While I don't think Apple intends for undersupply per se, I think that in the doubt, they guess low very intentionally.
As many have pointed out, they have a history of doing this.
There are a couple of reasons this makes sense for them.
1. If you get to little supply, it leads to positive press and buzz about the product.
Remember the ipod, and the ipod mini, etc.? Every week in the tech, business, and sometimes front section, you'd get a story about people going to great lengths to get one for christmas, with this insane demand. Apple is about buzz, and a shortage helps create it, while a surplus kills it.
2. If you get too much supply, you've got to cut prices to get rid of product.
Apple is loathe to do this - it says that the product is not worth as much as apple says it is, and perhaps that the whole brand is in the same boat. Apple is about brand, and having to work to get rid of oversupply really hurts the brand.
How many times will apple wait forever to update a product so that they can let supplies of the old one dwindle, only to release the new and better one at a lower price? Clearly the old one doesn't cost more to make, and it isn't helping apple to have an out of date product, either. But if they cut the price to move it, you see failure there, you see having paid too much for it in the first place. If they wait and make the next one cheaper, they get better buzz about the new version, and you see the incredible pace of apple's innovation making you want the new one, rather than having paid too much for the old one.
3. Apple has to make wild guesses about supply often. They bet big on products with big unknowns as a course of business.
So, apple has learned to do low risk, high hype, high brand building behavior here. Other companies don't really need to do this, because they aren't running like apple is. Most companies sell a ton of different products, innovate rarely (preferring to buy or imitate smaller companies who have proved an idea successful), and when they do make something bold and new, they start small and let the product grow. Even google, insanely innovative, opts for a proliferation of interesting side projects that don't take up that many resources, and then watches to see what grows and needs more support.
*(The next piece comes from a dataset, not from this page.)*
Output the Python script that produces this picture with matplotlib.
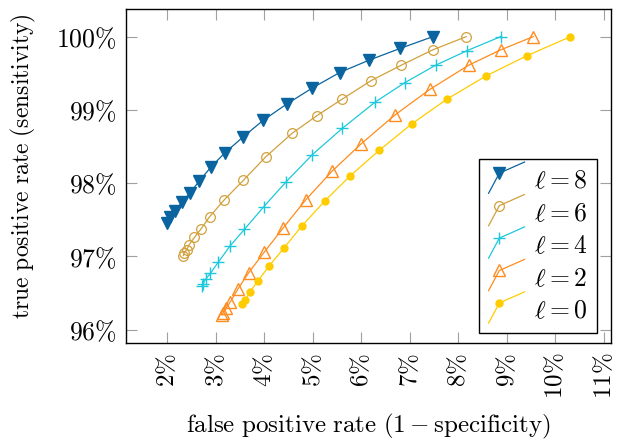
import matplotlib
matplotlib.use("Agg")
import matplotlib.pyplot as plt
from matplotlib.lines import Line2D
from matplotlib.legend_handler import HandlerBase

plt.rcParams['font.family'] = ['DejaVu Serif']
plt.rcParams['mathtext.fontset'] = 'cm'

# false positive rate (%) and true positive rate (%) per series
fpr_l8 = [7.47, 6.80, 6.16, 5.55, 4.99, 4.46, 3.98, 3.56, 3.18, 2.90, 2.66, 2.47, 2.30, 2.16, 2.06, 1.99]
tpr_l8 = [100.0, 99.84, 99.68, 99.51, 99.30, 99.08, 98.86, 98.63, 98.41, 98.22, 98.03, 97.87, 97.74, 97.62, 97.54, 97.46]

fpr_l6 = [8.16, 7.47, 6.82, 6.20, 5.61, 5.08, 4.57, 4.03, 3.57, 3.17, 2.87, 2.70, 2.56, 2.45, 2.40, 2.35, 2.33]
tpr_l6 = [100.0, 99.82, 99.61, 99.40, 99.15, 98.92, 98.68, 98.36, 98.04, 97.77, 97.54, 97.38, 97.26, 97.16, 97.09, 97.05, 97.01]

fpr_l4 = [8.87, 8.18, 7.53, 6.89, 6.29, 5.61, 4.99, 4.45, 3.99, 3.59, 3.29, 3.05, 2.89, 2.79, 2.74, 2.72]
tpr_l4 = [100.0, 99.81, 99.61, 99.37, 99.11, 98.75, 98.39, 98.02, 97.68, 97.37, 97.14, 96.92, 96.77, 96.69, 96.63, 96.60]

fpr_l2 = [9.54, 8.87, 8.21, 7.41, 6.69, 6.00, 5.39, 4.85, 4.39, 4.00, 3.68, 3.46, 3.30, 3.21, 3.15, 3.13]
tpr_l2 = [100.0, 99.82, 99.61, 99.28, 98.93, 98.54, 98.16, 97.77, 97.39, 97.06, 96.78, 96.56, 96.38, 96.29, 96.23, 96.20]

fpr_l0 = [10.31, 9.41, 8.56, 7.77, 7.04, 6.37, 5.77, 5.25, 4.78, 4.41, 4.10, 3.86, 3.70, 3.61, 3.55]
tpr_l0 = [100.0, 99.74, 99.46, 99.15, 98.81, 98.45, 98.10, 97.76, 97.42, 97.12, 96.87, 96.66, 96.51, 96.41, 96.35]

series_labels = [r'$\ell = 8$', r'$\ell = 6$', r'$\ell = 4$', r'$\ell = 2$', r'$\ell = 0$']

x_ticks = [2, 3, 4, 5, 6, 7, 8, 9, 10, 11]
x_ticklabels = [r'$2\%$', r'$3\%$', r'$4\%$', r'$5\%$', r'$6\%$', r'$7\%$', r'$8\%$', r'$9\%$', r'$10\%$', r'$11\%$']
y_ticks = [96, 97, 98, 99, 100]
y_ticklabels = [r'$96\%$', r'$97\%$', r'$98\%$', r'$99\%$', r'$100\%$']

x_label = r'$\mathrm{false\ positive\ rate\ (1 - specificity)}$'
y_label = r'$\mathrm{true\ positive\ rate\ (sensitivity)}$'

c8 = '#0a64a0'
c6 = '#d1a13c'
c4 = '#1ec8dc'
c2 = '#ff8c1e'
c0 = '#ffcc00'

fig = plt.figure(figsize=(6.18, 4.43), dpi=100)
ax = fig.add_axes([126/618, 1 - 343/443, (611-126)/618, (343-9.3)/443])

lw = 0.9
h8, = ax.plot(fpr_l8, tpr_l8, color=c8, lw=lw, marker='v', ms=8, mfc=c8, mec=c8, label=series_labels[0])
h6, = ax.plot(fpr_l6, tpr_l6, color=c6, lw=lw, marker='o', ms=7, mfc='none', mec=c6, mew=0.9, label=series_labels[1])
h4, = ax.plot(fpr_l4, tpr_l4, color=c4, lw=lw, marker='+', ms=9, mec=c4, mew=1.0, label=series_labels[2])
h2, = ax.plot(fpr_l2, tpr_l2, color=c2, lw=lw, marker='^', ms=8, mfc='none', mec=c2, mew=1.0, label=series_labels[3])
h0, = ax.plot(fpr_l0, tpr_l0, color=c0, lw=lw, marker='o', ms=5, mfc=c0, mec=c0, label=series_labels[4])

ax.set_xlim(1.149, 11.145)
ax.set_ylim(95.818, 100.374)
ax.set_xticks(x_ticks)
ax.set_xticklabels(x_ticklabels, rotation=90)
ax.set_yticks(y_ticks)
ax.set_yticklabels(y_ticklabels)
ax.tick_params(direction='in', length=8, width=0.8, color='#a0a0a0', top=True, right=True)
ax.tick_params(axis='x', pad=7, labelsize=18)
ax.tick_params(axis='y', pad=7, labelsize=18.5)
for s in ax.spines.values():
    s.set_linewidth(1.0)
    s.set_color('black')

ax.set_xlabel(x_label, fontsize=18)
ax.set_ylabel(y_label, fontsize=17)
ax.xaxis.set_label_coords(0.501, (343 - 412) / 333.7)
ax.yaxis.set_label_coords((38 - 126) / 485, 0.53)


class BentHandler(HandlerBase):
    def create_artists(self, legend, orig_handle, xdescent, ydescent, width, height, fontsize, trans):
        x0 = -xdescent
        y0 = -ydescent
        my = y0 + 0.85 * height
        xs = [x0, x0 + 0.3 * width, x0 + width]
        ys = [my - 14.5, my, my + 8.0]
        line = Line2D(xs, ys, color=orig_handle.get_color(), lw=orig_handle.get_linewidth())
        mk = Line2D([xs[1]], [ys[1]], linestyle='none', marker=orig_handle.get_marker(),
                    ms=orig_handle.get_markersize(), mfc=orig_handle.get_markerfacecolor(),
                    mec=orig_handle.get_markeredgecolor(), mew=orig_handle.get_markeredgewidth())
        line.set_transform(trans)
        mk.set_transform(trans)
        return [line, mk]


leg = ax.legend(handles=[h8, h6, h4, h2, h0], loc='lower right',
                bbox_to_anchor=((597-126)/485, (343-333)/333.7), borderaxespad=0,
                fontsize=18.5, fancybox=False, framealpha=1, edgecolor='black',
                handlelength=1.4, handletextpad=0.35, labelspacing=0.29, borderpad=0.38,
                handler_map={Line2D: BentHandler()})
leg.get_frame().set_linewidth(1.0)

fig.savefig('out.png', dpi=100)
Not apple. While apple's bets are usually safer than they appear (they think things through) and they very intentionally sit on a very large pile of cash, should things ever go bad, it's still huge. Let's assume that they make commitments for about a year's supply at a time. roughly, I'm calling iphone's first year sales 4-5 million, and it looks like ipad is already well ahead of that, (without the wifi version). So let's say we see sales of 10 million the first year, which I feel is conservative.
Now, look at the ipad. It's unprecedented. It's unnecessary. It's unbelievable. Sales are totally unknown, and nobody should be surprised if apple sells double or half of their predictions. Including apple.
So if apple overestimated by double, they'd have an extra 10 million ordered, which at 500 bucks a pop (I'm very roughly balancing out the variety in models sold with apple's typical 30% margins and saying, let's price it at the cheapest model) is a FIVE BILLION DOLLAR LIABILITY. You can argue with numbers here, and about the pricing model, etc., but you'll still end up with what, a 2 BILLION dollar liability?
Yikes.
Now, underestimate by half, and you're potentially missing out on 2.5 Billion in revenue (I know, I know, I'm mixing revenue and costs and margins messily, but I'm lazy, and this is getting long). But you're still getting 2.5 bil, while giving the brand huge cachet and earning a very healthy margin. Adjust the next version's volume accordingly, and you just might be able to cash in on all the hype and anticipation enough to make up for the money you left the first time around.